In its fourth annual edition of financing series on the theme: "Financing Global Health 2012: The End of the Golden Age," the IHME report tracked development assistance for health from government aid agencies, multilateral donors, and private foundations and charities.
Three periods of funding trends were explored - the "moderate-growth" period from 1990 to 2001, the "rapid-growth" period from 2001 to 2010, and the "no-growth" period from 2010 to 2012.
After reaching a historic high of $28.2 billion in 2010, development assistance for health dropped in 2011 and recovered in 2012. The reports observed.
IHME Director Dr. Christopher Murray said although there were predictions that the sky was going to fall on global health funding that did not happen.
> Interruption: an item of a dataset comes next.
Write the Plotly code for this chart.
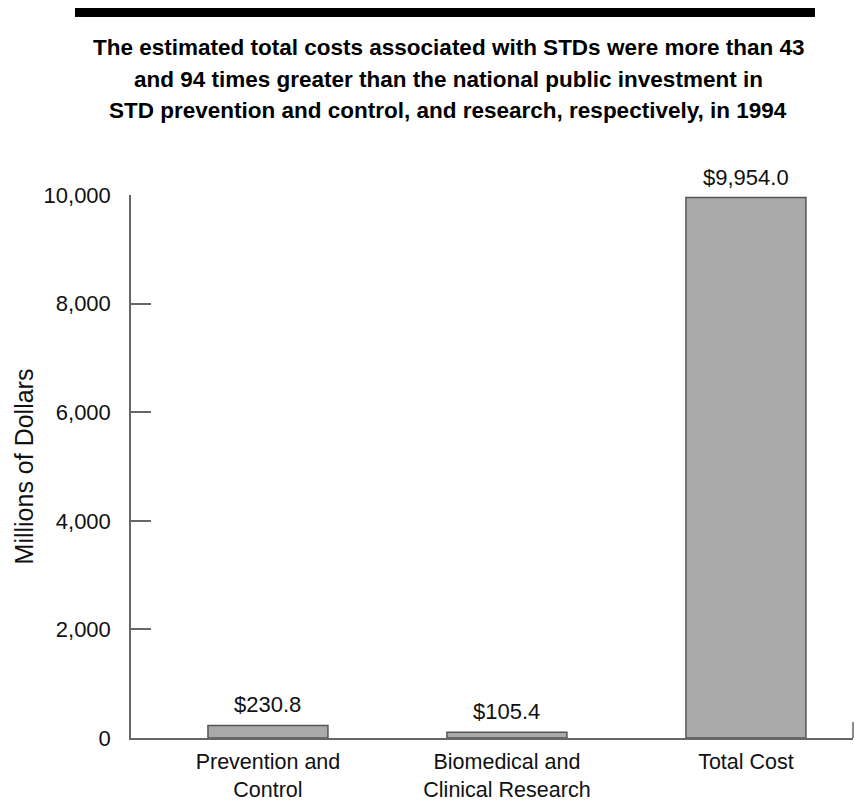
import plotly.graph_objects as go

# Public STD spending vs. estimated total cost, 1994 (millions of dollars)
categories = ["Prevention and<br>Control", "Biomedical and<br>Clinical Research", "Total Cost"]
values = [230.8, 105.4, 9954.0]
value_labels = ["$230.8", "$105.4", "$9,954.0"]
y_ticks = [0, 2000, 4000, 6000, 8000, 10000]

title_lines = [
    "The estimated total costs associated with STDs were more than 43",
    "and 94 times greater than the national public investment in",
    "STD prevention and control, and research, respectively, in 1994",
]

body_font = "Liberation Sans, Arial, Helvetica, sans-serif"
title_font = "Liberation Sans, Arial, Helvetica, sans-serif"

# plot area geometry in pixels (used to place the heading elements)
PLOT_LEFT, PLOT_W, PLOT_BOTTOM, PLOT_H = 131, 722, 738, 543


def px_to_paper_y(py):
    return (PLOT_BOTTOM - py) / PLOT_H


fig = go.Figure()
fig.add_trace(go.Bar(
    x=categories,
    y=values,
    marker=dict(color="#aaaaaa", line=dict(color="#555555", width=1.5)),
    hoverinfo="skip",
))

# value labels above each bar
for cat, val, lab in zip(categories, values, value_labels):
    fig.add_annotation(x=cat, y=val, text=lab, showarrow=False,
                       yanchor="bottom", yshift=6,
                       font=dict(family=body_font, size=22, color="#111111"))

# three-line heading
for i, line in enumerate(title_lines):
    fig.add_annotation(xref="paper", yref="paper",
                       x=(448 - PLOT_LEFT) / PLOT_W, y=px_to_paper_y(48 + 31.5 * i),
                       xanchor="center", yanchor="middle", showarrow=False,
                       text="<b>" + line + "</b>",
                       font=dict(family=title_font, size=22.5, color="black"))

# heavy rule across the top
fig.add_shape(type="line", xref="paper", yref="paper",
              x0=(75 - PLOT_LEFT) / PLOT_W, x1=(815 - PLOT_LEFT) / PLOT_W,
              y0=px_to_paper_y(12.5), y1=px_to_paper_y(12.5),
              line=dict(color="black", width=9))
# small end tick at right of the category axis
fig.add_shape(type="line", xref="paper", yref="paper",
              x0=1, x1=1, y0=0, y1=16 / PLOT_H,
              line=dict(color="#666666", width=1.5))

fig.update_layout(
    width=855, height=800,
    paper_bgcolor="white", plot_bgcolor="white",
    margin=dict(l=131, r=2, t=195, b=62, autoexpand=False),
    bargap=0.498,
    showlegend=False,
    font=dict(family=body_font, size=22, color="#111111"),
    xaxis=dict(range=[-0.573, 2.448], showline=True, linecolor="#666666", linewidth=1.5,
               ticks="", showgrid=False, zeroline=False, ticklabelstandoff=3,
               automargin=False,
               tickfont=dict(family=body_font, size=21.5, color="#111111")),
    yaxis=dict(range=[0, 10000], tickvals=y_ticks, tickformat=",",
               showline=True, linecolor="#666666", linewidth=1.5,
               ticks="inside", ticklen=20, tickcolor="#666666", tickwidth=1.5,
               ticklabelstandoff=14, showgrid=False, zeroline=False,
               automargin=False,
               tickfont=dict(family=body_font, size=22, color="#111111"),
               title=dict(text="Millions of Dollars", standoff=3,
                          font=dict(family=body_font, size=25, color="#111111"))),
)

fig.write_html("out.html")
"Only time can tell whether the stagnation will continue, but the global health community needs to be prepared either way," he added.
This the report noted called for the need for policymakers to stay informed with the most accurate information available on the evolving global health landscape.
It noted that many donors were being forced to re-evaluate funding decisions to adapt to a new global health landscape stating that - from 2011 to 2012, overall health spending channeled through government aid agencies dropped by 4.4 percent.
United States Development Assistance for health, the largest donor, also dropped by 3.3 percent and funding from France and Germany declined by 13 percent and 9.1 percent, respectively.
Of the six largest bilateral donors, only donations from the UK and Australia increased from 2011 to 2012.
It indicated that many developing countries with the highest disease burdens did not receive the most funding and when comparing disease-specific funding and disease burden, such as malaria assistance versus burden of malaria, it became clear that certain countries received much less funding than one might expect.
For example the low-income countries like Burundi, Guinea, Mali, and Niger were among the top 20 countries in terms of malaria burden, but were not among the top 20 recipients of malaria funding.
"For some diseases, there is a clear disconnect between funding and burden measured by both mortality and disability and these comparisons serve as a guide for policymakers to discuss, reassess, and improve upon their health spending," IHME Assistant Professor Michael Hanlon explained.
Sub-Saharan African region received the largest share of health funding with a share of 8.1 billion dollars, or 28.7 percent of total health funding in 2010.